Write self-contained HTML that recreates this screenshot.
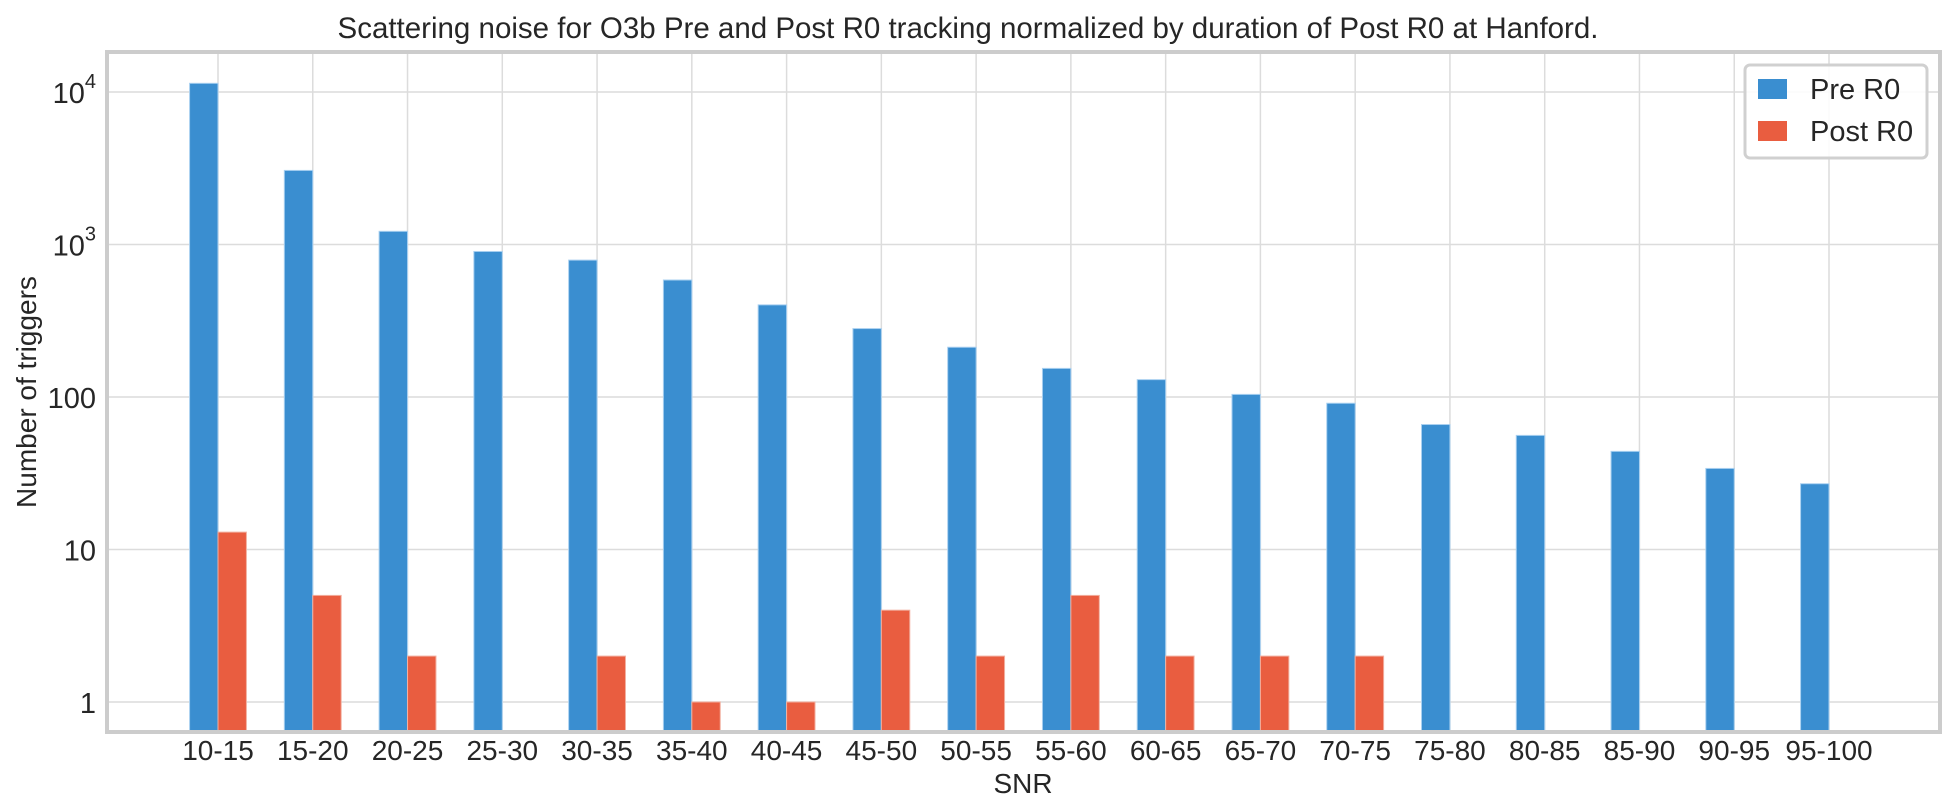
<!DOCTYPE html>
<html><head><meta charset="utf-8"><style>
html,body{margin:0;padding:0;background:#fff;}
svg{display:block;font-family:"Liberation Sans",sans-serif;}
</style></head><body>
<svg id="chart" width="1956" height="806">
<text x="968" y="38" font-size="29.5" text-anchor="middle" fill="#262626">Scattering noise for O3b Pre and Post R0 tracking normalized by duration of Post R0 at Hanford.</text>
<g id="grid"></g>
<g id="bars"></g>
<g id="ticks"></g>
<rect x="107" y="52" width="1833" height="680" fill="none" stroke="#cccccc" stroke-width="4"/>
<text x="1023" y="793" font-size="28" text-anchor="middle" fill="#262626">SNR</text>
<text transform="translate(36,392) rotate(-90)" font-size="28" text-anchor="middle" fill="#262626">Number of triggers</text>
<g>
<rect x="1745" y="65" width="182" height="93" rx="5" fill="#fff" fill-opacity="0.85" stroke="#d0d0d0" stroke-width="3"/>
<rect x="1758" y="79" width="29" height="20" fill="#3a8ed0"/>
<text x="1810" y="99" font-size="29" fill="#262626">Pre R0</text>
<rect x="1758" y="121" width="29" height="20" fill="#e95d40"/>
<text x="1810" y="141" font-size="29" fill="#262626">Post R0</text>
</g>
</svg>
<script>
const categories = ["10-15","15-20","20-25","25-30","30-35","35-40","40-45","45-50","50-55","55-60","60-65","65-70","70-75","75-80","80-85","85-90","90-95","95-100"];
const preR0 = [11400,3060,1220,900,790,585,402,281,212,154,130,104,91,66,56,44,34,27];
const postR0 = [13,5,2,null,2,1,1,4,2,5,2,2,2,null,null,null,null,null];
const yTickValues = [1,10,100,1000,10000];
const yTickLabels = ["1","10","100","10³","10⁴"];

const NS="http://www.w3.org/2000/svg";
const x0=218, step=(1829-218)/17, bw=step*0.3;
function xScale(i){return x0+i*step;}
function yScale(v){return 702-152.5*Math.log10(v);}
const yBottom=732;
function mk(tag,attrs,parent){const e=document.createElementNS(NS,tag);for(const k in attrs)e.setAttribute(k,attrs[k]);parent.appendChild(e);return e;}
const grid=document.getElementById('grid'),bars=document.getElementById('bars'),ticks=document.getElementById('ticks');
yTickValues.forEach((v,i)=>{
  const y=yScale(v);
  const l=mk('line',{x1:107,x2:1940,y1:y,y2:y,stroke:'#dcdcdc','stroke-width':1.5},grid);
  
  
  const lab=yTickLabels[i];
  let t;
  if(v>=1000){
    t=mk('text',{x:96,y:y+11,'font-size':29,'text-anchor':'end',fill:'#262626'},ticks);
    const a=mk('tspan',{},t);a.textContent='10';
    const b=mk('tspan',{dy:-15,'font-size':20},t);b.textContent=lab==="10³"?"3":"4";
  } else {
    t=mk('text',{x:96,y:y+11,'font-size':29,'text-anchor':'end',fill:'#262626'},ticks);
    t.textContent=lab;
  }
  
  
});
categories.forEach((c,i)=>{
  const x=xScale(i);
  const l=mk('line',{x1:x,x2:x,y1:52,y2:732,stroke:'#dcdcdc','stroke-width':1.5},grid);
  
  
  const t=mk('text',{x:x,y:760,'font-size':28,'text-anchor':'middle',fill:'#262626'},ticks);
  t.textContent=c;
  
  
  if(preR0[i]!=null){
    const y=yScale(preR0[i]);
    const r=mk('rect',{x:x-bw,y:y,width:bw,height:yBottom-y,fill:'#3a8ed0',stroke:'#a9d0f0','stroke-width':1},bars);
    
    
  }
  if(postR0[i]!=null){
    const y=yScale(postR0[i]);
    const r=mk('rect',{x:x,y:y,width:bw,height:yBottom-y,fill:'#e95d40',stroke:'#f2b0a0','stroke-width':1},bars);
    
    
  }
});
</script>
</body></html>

--

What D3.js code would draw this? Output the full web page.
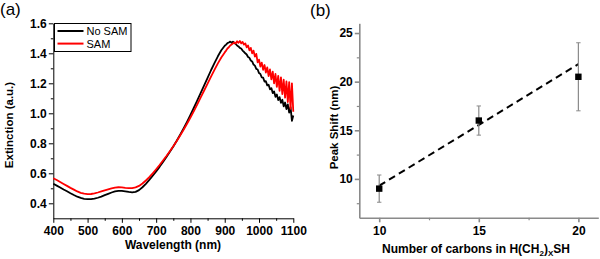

---

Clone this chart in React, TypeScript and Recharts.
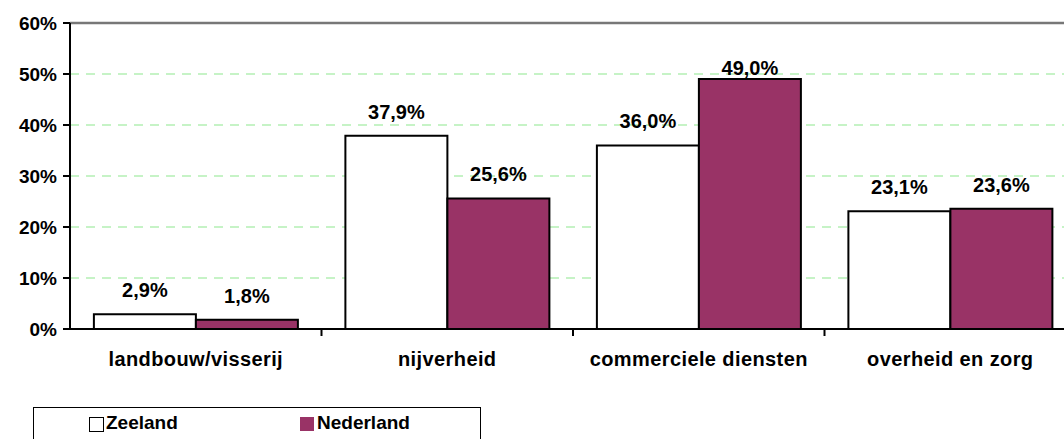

- [Set exercise]: Which lines contain "this"? Copy each of them out.

- [Exercise response]:
Write self-contained HTML that recreates this screenshot.
What D3.js code would draw this? Output the full web page.
Clone this chart in React, TypeScript and Recharts.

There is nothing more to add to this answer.